I have actually never used such a scratch pad, for now all non-crasher bugs that I ever had were solved solely using I/O logging and rich exceptions. Still, should I implement it I would recommend making it:
transaction local: since I/O is logged, we should not need more insight that this
memory bounded: evicting older traces as we progress
log-level driven: just as regular logging, I would want to be able to only enable some logs to get into the scratch pad
And Conditional / Probabilistic Logging ?
Writing one trace every N is not really interesting; it's actually more confusing than anything. On the other hand, logging in-depth one transaction every N can help!
The idea here is to reduce the amount of logs written, in general, whilst still getting a chance to observe bugs traces in detail in the wild. The reduction is generally driven by the logging infrastructure constraints (there is a cost to transferring and writing all those bytes) or by the performance of the software (formatting the logs slows software down).
The idea of probabilistic logging is to "flip a coin" at the start of each session/transaction to decide whether it'll be a fast one or a slow one :)
A similar idea (conditional logging) is to read a special debug field in a transaction field that initiates a full logging (at the cost of speed).
A quick note on rr
With an overhead of only 20%, and this overhead applying only on the CPU processing, it might actually be worth using rr systematically. If this is not feasible, however, it could be feasible to have 1 out of N servers being launched under rr and used to catch hard to find bugs.

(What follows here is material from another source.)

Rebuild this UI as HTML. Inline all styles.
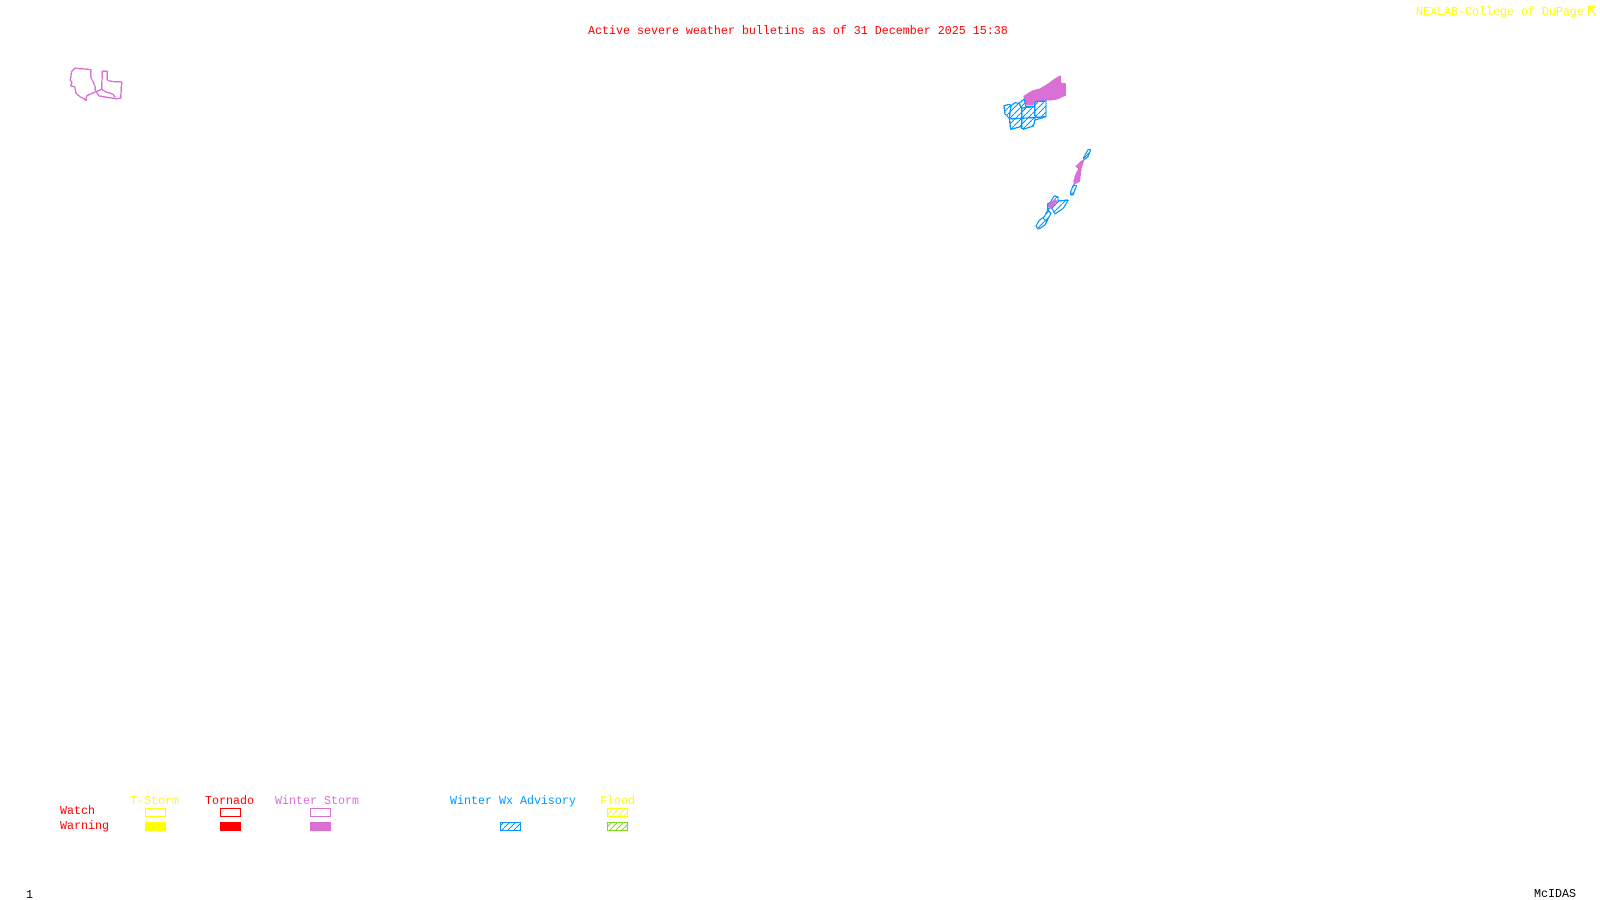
<!DOCTYPE html>
<html><head><meta charset="utf-8"><style>
html,body{margin:0;padding:0;background:#fff;width:1600px;height:900px;overflow:hidden}
svg{display:block}
text{font-family:"Liberation Mono",monospace;font-size:11.67px}
path,rect{shape-rendering:crispEdges}
</style></head><body>
<svg width="1600" height="900" viewBox="0 0 1600 900" xmlns="http://www.w3.org/2000/svg">
<defs>
<pattern id="hb" width="6" height="6" patternUnits="userSpaceOnUse"><path d="M-1 7L7 -1" stroke="#0099ff" stroke-width="1"/></pattern>
<pattern id="hy" width="6" height="6" patternUnits="userSpaceOnUse"><path d="M-1 7L7 -1" stroke="#ffff00" stroke-width="1"/></pattern>
<pattern id="hg" width="6" height="6" patternUnits="userSpaceOnUse"><path d="M-1 7L7 -1" stroke="#7fd81a" stroke-width="1"/></pattern>
</defs>
<text x="588" y="34" fill="#ff0000">Active severe weather bulletins as of 31 December 2025 15:38</text>
<text x="1416" y="15" fill="#ffff00">NEXLAB-College of DuPage</text>
<path d="M1588.5 15.5V6.5H1595.5M1589 7L1596 15.5M1589 11.5L1592.5 8" fill="none" stroke="#ffff00" stroke-width="1.2"/>

<g fill="none" stroke="#da70d6" stroke-width="1.4" stroke-linejoin="bevel">
<path d="M75 68.3L81.7 68.7L90.7 69.7L90.7 76.7L95 86L95.7 91.7L86.7 95.7L86 100.7L84.3 99L80 96.7L76 93.3L74.7 86.7L70.7 86L72 82.3L70.3 80L71.7 71.7Z"/>
<path d="M101.7 89.3L102.3 71.3L107.3 71.3L107.3 80L110 81.3L121.7 82L120.7 98.3L116 98.7L106.7 97.3L99.3 96L96 91.7L101.7 89.3L106 92L112.7 94L115.3 97.3"/>
</g>

<path d="M1023.3 96L1031.7 90.7L1040 88.3L1048.3 83.3L1055 78.3L1060.7 75L1061.3 82.7L1066 83.3L1066 95.7L1056 100L1046.7 100.7L1035 101.7L1033.3 105.7L1026.7 105.7Z" fill="#da70d6"/>
<g fill="url(#hb)" stroke="#0099ff" stroke-width="1.3" stroke-linejoin="bevel">
<path d="M1004 105.7L1009.3 104.3L1011 105.7L1015 102.7L1019 103.3L1024.3 99L1026 106.7L1034.7 106.7L1035 101.7L1046 101L1046 116.7L1035 120L1033.3 126L1023.3 129.3L1020.7 126.7L1010.7 129.3L1009.3 118.3L1005 114Z"/>
<path d="M1009.3 119L1021.7 118.3L1046 116.7M1021.7 108L1021.7 129M1034.7 106.7L1035 120M1011 105.7L1009.3 118.3M1019 103.3L1021.7 108L1034.7 106.7" fill="none"/>
</g>

<g fill="url(#hb)" stroke="#0099ff" stroke-width="1.2" stroke-linejoin="bevel">
<path d="M1088.3 149.3L1090.7 150L1088.3 156L1085 159.3L1083.3 158.3Z"/>
<path d="M1073.3 185L1076.7 185.7L1074 191.7L1073.3 195L1070.7 195L1070.7 191.7Z"/>
<path d="M1047.7 204L1051 201.7L1051.7 200L1054.3 196L1057.7 196.7L1058.3 201L1068.3 200L1063.3 208.3L1055 214L1051 206.7L1047.7 210L1051 213.3L1048.3 218.3L1045 225L1038.3 229.3L1036 226L1039 220.7L1044.3 216.7L1047.7 210Z"/>
<path d="M1047.7 204L1047.7 210M1043 218L1047 222M1051 206.7L1055 214" fill="none"/>
</g>
<path d="M1085 158.3L1083.3 163.3L1081.7 168.3L1081 173.3L1080 181.7L1073.3 185L1073.3 181.7L1075 175L1078.3 168.3L1075 166.7L1080 161.7Z" fill="#da70d6"/>
<path d="M1047.7 205L1055 198.3L1057.7 201.7L1050 209.3Z" fill="#da70d6"/>

<text x="130" y="804" fill="#ffff00">T-Storm</text>
<text x="205" y="804" fill="#ff0000">Tornado</text>
<text x="275" y="804" fill="#da70d6">Winter Storm</text>
<text x="450" y="804" fill="#0099ff">Winter Wx Advisory</text>
<text x="600" y="804" fill="#ffff00">Flood</text>
<text x="60" y="814" fill="#ff0000">Watch</text>
<text x="60" y="829" fill="#ff0000">Warning</text>

<rect x="145.5" y="808.5" width="20" height="8" fill="none" stroke="#ffff00"/>
<rect x="145" y="822" width="21" height="9" fill="#ffff00"/>
<rect x="220.5" y="808.5" width="20" height="8" fill="none" stroke="#ff0000"/>
<rect x="220" y="822" width="21" height="9" fill="#ff0000"/>
<rect x="310.5" y="808.5" width="20" height="8" fill="none" stroke="#da70d6"/>
<rect x="310" y="822" width="21" height="9" fill="#da70d6"/>
<rect x="500.5" y="822.5" width="20" height="8" fill="url(#hb)" stroke="#0099ff"/>
<rect x="607.5" y="808.5" width="20" height="8" fill="url(#hy)" stroke="#ffff00"/>
<rect x="607.5" y="822.5" width="20" height="8" fill="url(#hg)" stroke="#7fd81a"/>

<text x="26" y="898" fill="#000">1</text>
<text x="1534" y="897" fill="#000">McIDAS</text>
</svg>
</body></html>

This is similar to A/B testing, but for debugging purposes, and can be driven either by a willing commitment of the client (flag in the transaction) or with a probabilistic approach.
Oh, and in the general case, when you are not hunting down anything, it can be easily deactivated altogether. No sense in paying those 20% then.
That's all folks
I could apologize for the lengthy read, but the truth I probably just skimmed the topic. Error Recovery is hard. I would appreciate comments and remarks, to help improve this answer.
If the error is unrecoverable, by definition there is nothing the application can do in production environment, to recover from the error. In other words, the top-level exception handler is not really a solution. Even if the application displays a friendly message like "access violation", "possible memory corruption", etc, that doesn't actually increase availability.
When the application crashes in a production environment, you should get as much information as possible for post-mortem analysis (your second solution).
That said, if you get unrecoverable errors in a production environment, the main problems are your product QA process (it's lacking), and (much before that), writing unsafe/untested code.
When you finish investigating such a crash, you should not only fix the code, but fix your development process so that such crashes are no longer possible (i.e. if the corruption is an uninitialized pointer write, go over your code base and initialize all pointers and so on).